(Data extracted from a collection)
******************************

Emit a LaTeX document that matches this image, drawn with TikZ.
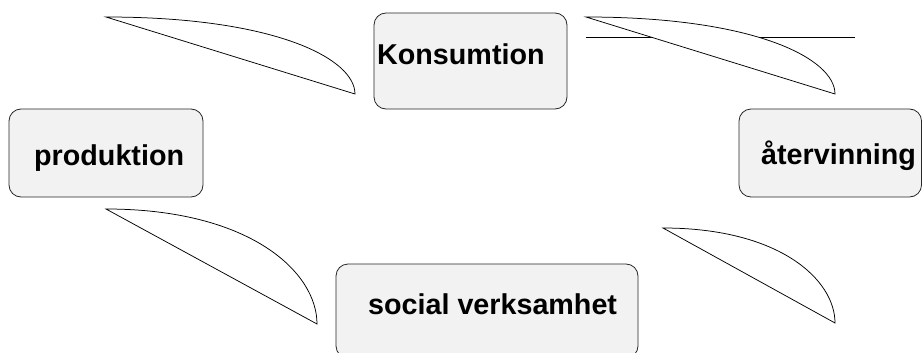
\documentclass[tikz,border=0pt]{standalone}
\usepackage{fontspec}
\setmainfont{Liberation Sans}
\begin{document}
\begin{tikzpicture}[x=1pt,y=-1pt,
  box/.style={draw=black!85, line width=0.8pt, fill=black!5, rounded corners=12pt},
  lbl/.style={font=\bfseries\fontsize{28.7}{34}\selectfont, inner sep=0pt, anchor=base west},
  leaf/.style={draw=black, line width=0.75pt, fill=white, line join=miter}]
\useasboundingbox (0,0) rectangle (923,353);
\clip (0,0) rectangle (923,353);
% boxes
\draw[box] (374,13) rectangle (567,109);
\draw[box] (9,109) rectangle (203,197);
\draw[box] (739,109) rectangle (921.5,197);
\draw[box] (336,264) rectangle (638,358);
% labels
\node[lbl] (kons) at (377,65) {Konsumtion};
\node[lbl] (prod) at (34,165) {produktion};
\node[lbl] (ater) at (761,164) {återvinning};
\node[lbl] (soc) at (368,314) {social verksamhet};
% horizontal line
\coordinate (h1) at (586,37);
\coordinate (h2) at (855,37);
\draw[line width=0.8pt] (h1) -- (h2);
% leaf shapes
\draw[leaf] (106,17) .. controls (276,17) and (355,59) .. (355,94) -- cycle;
\draw[leaf] (586,17) .. controls (756,17) and (835,59) .. (835,94) -- cycle;
\draw[leaf] (106,209) .. controls (250,209) and (317,272) .. (317,324) -- cycle;
\draw[leaf] (663,228) .. controls (780,228) and (835,280) .. (835,323) -- cycle;
\end{tikzpicture}
\end{document}
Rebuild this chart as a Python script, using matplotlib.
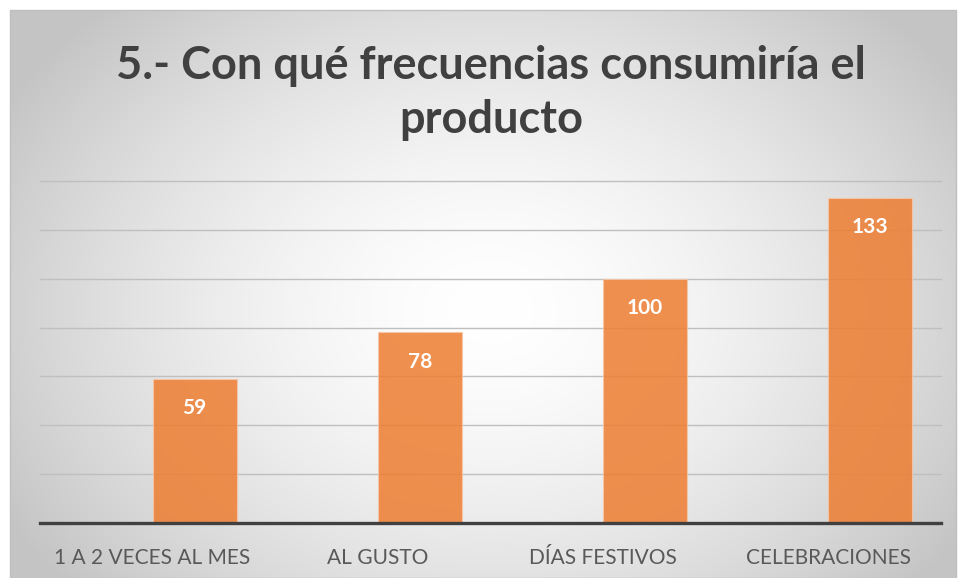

******************************

→ TASK STATEMENT: Without the pictures, retype the whole of the material above exactly.

→ SOLVED PROBLEM:
Emit a LaTeX document that matches this image, drawn with TikZ.
\documentclass[tikz,border=0pt]{standalone}
\usepackage{fontspec}
\setmainfont{Liberation Sans}
\begin{document}
\begin{tikzpicture}[x=1pt,y=-1pt,
  box/.style={draw=black!85, line width=0.8pt, fill=black!5, rounded corners=12pt},
  lbl/.style={font=\bfseries\fontsize{28.7}{34}\selectfont, inner sep=0pt, anchor=base west},
  leaf/.style={draw=black, line width=0.75pt, fill=white, line join=miter}]
\useasboundingbox (0,0) rectangle (923,353);
\clip (0,0) rectangle (923,353);
% boxes
\draw[box] (374,13) rectangle (567,109);
\draw[box] (9,109) rectangle (203,197);
\draw[box] (739,109) rectangle (921.5,197);
\draw[box] (336,264) rectangle (638,358);
% labels
\node[lbl] (kons) at (377,65) {Konsumtion};
\node[lbl] (prod) at (34,165) {produktion};
\node[lbl] (ater) at (761,164) {återvinning};
\node[lbl] (soc) at (368,314) {social verksamhet};
% horizontal line
\coordinate (h1) at (586,37);
\coordinate (h2) at (855,37);
\draw[line width=0.8pt] (h1) -- (h2);
% leaf shapes
\draw[leaf] (106,17) .. controls (276,17) and (355,59) .. (355,94) -- cycle;
\draw[leaf] (586,17) .. controls (756,17) and (835,59) .. (835,94) -- cycle;
\draw[leaf] (106,209) .. controls (250,209) and (317,272) .. (317,324) -- cycle;
\draw[leaf] (663,228) .. controls (780,228) and (835,280) .. (835,323) -- cycle;
\end{tikzpicture}
\end{document}
Rebuild this chart as a Python script, using matplotlib.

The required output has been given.